### Instructions for the task
Scan the listing below and copy every line holding "standalone".

### Entries supplied
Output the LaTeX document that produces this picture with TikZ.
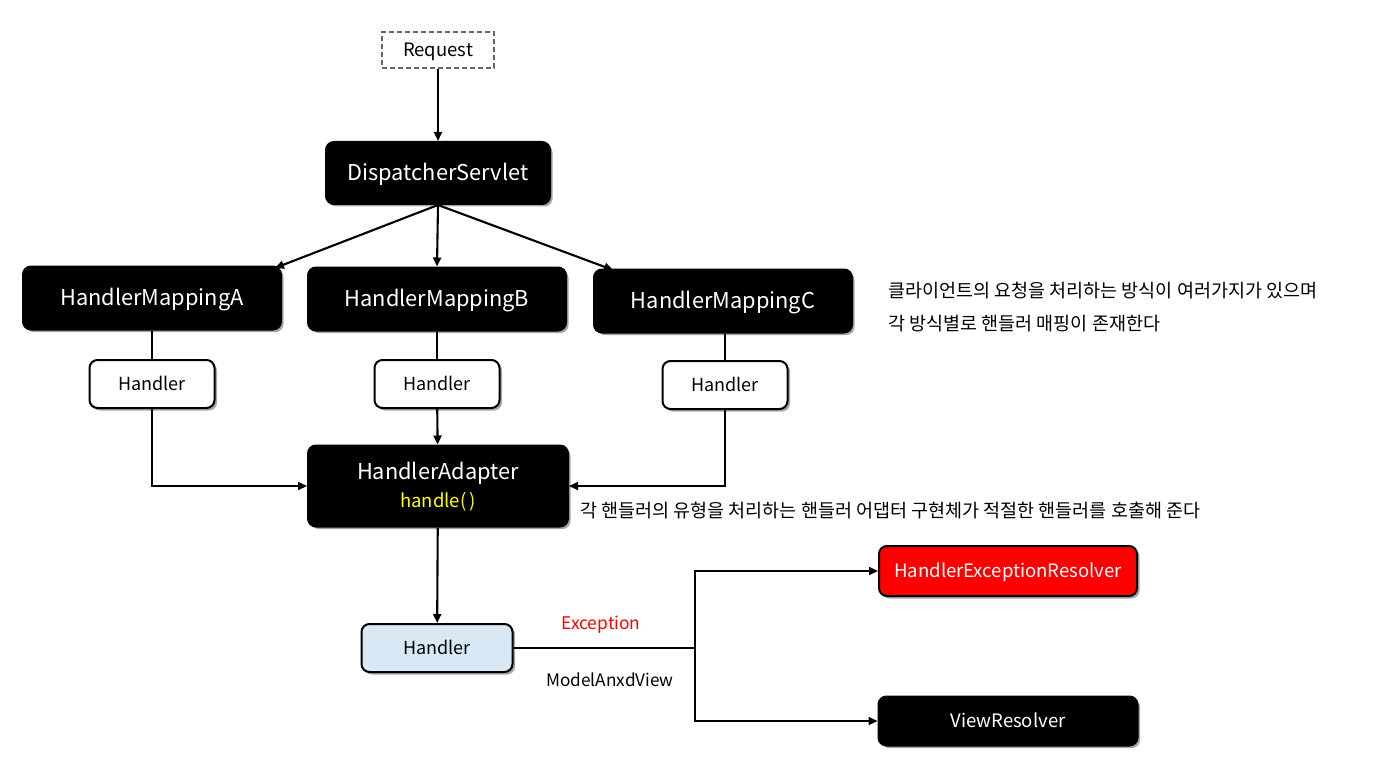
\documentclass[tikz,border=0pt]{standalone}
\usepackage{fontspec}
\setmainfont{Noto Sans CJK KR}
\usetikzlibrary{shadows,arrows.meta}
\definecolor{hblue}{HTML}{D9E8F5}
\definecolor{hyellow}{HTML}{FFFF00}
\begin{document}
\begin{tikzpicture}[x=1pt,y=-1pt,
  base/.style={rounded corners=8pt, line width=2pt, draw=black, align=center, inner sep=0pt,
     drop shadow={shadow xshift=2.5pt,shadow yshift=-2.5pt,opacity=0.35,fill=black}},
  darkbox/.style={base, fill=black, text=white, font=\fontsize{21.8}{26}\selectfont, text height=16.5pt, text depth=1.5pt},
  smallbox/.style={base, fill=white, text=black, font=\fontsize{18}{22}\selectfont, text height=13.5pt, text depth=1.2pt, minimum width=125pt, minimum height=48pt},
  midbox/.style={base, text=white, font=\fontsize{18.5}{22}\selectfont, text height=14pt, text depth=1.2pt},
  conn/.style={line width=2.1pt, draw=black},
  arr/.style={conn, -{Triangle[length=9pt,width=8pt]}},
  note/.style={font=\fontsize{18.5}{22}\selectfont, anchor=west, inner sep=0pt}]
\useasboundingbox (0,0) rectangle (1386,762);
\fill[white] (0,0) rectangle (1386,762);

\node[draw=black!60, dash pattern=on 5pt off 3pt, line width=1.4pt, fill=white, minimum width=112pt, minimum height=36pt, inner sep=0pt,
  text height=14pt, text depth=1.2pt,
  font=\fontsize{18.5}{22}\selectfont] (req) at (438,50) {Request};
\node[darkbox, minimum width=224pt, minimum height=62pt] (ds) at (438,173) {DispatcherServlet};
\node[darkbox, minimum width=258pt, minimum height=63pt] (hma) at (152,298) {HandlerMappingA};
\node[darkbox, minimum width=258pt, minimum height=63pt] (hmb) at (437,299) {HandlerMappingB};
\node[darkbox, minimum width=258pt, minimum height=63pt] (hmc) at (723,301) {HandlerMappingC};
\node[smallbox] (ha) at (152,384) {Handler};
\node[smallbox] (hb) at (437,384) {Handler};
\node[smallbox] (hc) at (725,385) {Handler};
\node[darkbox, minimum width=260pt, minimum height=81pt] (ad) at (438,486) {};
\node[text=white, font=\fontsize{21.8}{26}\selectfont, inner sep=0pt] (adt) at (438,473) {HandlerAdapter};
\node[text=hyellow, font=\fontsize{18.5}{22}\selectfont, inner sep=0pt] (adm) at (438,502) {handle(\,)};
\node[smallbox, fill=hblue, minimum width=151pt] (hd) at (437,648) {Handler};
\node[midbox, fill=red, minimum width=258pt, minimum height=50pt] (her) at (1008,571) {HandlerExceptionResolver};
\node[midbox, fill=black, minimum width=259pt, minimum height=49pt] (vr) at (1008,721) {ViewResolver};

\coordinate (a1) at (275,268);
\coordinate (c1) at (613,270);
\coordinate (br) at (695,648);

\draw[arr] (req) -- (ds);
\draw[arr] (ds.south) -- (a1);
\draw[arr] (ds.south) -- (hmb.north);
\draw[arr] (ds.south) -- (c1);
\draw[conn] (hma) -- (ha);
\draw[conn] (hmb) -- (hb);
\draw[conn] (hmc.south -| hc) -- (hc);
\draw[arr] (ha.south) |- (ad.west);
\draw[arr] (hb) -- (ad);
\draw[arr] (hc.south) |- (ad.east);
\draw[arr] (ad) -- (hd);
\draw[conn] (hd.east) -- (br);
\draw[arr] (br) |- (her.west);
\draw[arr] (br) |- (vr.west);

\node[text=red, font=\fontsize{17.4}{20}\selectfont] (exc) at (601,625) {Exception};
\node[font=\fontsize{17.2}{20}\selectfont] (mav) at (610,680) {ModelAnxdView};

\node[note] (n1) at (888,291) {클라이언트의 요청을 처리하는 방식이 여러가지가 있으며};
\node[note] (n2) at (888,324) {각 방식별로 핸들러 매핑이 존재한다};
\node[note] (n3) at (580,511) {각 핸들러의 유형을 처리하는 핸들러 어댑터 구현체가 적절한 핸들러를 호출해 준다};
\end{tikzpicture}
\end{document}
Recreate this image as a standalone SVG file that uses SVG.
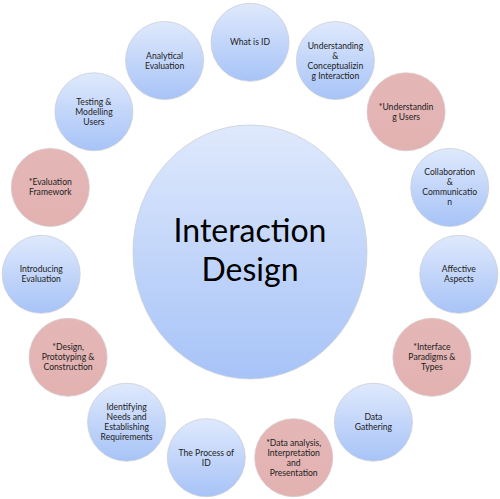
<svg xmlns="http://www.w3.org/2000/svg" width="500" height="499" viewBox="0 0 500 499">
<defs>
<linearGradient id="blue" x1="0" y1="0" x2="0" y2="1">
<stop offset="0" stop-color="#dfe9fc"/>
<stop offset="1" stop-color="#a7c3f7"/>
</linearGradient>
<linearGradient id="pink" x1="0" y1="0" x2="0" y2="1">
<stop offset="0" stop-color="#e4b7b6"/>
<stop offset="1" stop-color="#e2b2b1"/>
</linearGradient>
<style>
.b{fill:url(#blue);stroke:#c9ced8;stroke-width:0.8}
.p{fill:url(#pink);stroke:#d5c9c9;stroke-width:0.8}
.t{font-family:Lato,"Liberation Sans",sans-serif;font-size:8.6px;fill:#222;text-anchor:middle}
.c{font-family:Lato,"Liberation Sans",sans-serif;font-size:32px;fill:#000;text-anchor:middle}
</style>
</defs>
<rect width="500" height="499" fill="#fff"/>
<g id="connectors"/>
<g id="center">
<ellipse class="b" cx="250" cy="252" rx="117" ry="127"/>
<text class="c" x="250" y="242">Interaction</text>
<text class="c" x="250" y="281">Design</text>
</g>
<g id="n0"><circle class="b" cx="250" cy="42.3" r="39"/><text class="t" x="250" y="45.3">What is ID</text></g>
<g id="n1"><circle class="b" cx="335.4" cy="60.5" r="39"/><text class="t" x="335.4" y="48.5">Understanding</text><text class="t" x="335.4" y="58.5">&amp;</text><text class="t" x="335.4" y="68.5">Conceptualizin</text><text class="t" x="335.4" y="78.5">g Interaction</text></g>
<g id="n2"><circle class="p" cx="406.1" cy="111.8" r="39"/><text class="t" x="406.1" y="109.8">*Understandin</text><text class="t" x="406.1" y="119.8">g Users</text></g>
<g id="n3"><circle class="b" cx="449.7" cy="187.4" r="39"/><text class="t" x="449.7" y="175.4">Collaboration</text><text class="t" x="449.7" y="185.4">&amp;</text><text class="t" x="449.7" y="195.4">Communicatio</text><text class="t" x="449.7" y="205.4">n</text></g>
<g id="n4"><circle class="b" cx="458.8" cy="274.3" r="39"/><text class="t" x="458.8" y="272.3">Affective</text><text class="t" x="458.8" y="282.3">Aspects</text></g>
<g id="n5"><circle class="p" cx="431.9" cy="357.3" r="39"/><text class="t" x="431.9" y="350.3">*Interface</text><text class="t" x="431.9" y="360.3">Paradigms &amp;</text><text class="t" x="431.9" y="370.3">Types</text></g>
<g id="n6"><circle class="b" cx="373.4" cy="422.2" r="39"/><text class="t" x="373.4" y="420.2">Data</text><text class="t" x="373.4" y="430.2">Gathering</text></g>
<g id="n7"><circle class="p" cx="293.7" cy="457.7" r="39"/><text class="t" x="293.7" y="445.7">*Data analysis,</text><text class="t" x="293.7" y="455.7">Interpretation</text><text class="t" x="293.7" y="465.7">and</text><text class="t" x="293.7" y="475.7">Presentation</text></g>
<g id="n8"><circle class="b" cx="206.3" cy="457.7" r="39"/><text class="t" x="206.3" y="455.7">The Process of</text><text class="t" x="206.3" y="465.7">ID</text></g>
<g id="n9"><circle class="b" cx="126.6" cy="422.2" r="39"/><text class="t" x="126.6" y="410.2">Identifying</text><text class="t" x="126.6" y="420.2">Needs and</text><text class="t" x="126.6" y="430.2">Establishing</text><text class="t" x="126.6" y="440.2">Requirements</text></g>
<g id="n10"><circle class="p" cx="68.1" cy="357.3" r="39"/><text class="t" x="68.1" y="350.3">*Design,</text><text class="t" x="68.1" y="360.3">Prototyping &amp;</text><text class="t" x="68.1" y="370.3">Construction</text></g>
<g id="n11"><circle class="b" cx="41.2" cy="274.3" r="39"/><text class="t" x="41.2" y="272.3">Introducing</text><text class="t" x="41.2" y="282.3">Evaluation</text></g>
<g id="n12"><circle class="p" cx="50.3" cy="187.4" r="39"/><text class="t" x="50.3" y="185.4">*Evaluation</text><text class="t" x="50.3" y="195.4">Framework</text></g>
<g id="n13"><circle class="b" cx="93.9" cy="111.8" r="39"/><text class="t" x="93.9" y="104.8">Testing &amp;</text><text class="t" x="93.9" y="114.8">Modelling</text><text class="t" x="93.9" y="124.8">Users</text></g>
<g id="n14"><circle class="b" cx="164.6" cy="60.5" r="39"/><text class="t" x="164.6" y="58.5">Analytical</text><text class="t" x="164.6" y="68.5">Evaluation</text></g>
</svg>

### Solution
\documentclass[tikz,border=0pt]{standalone}
Recreate this image as a standalone SVG file that uses SVG.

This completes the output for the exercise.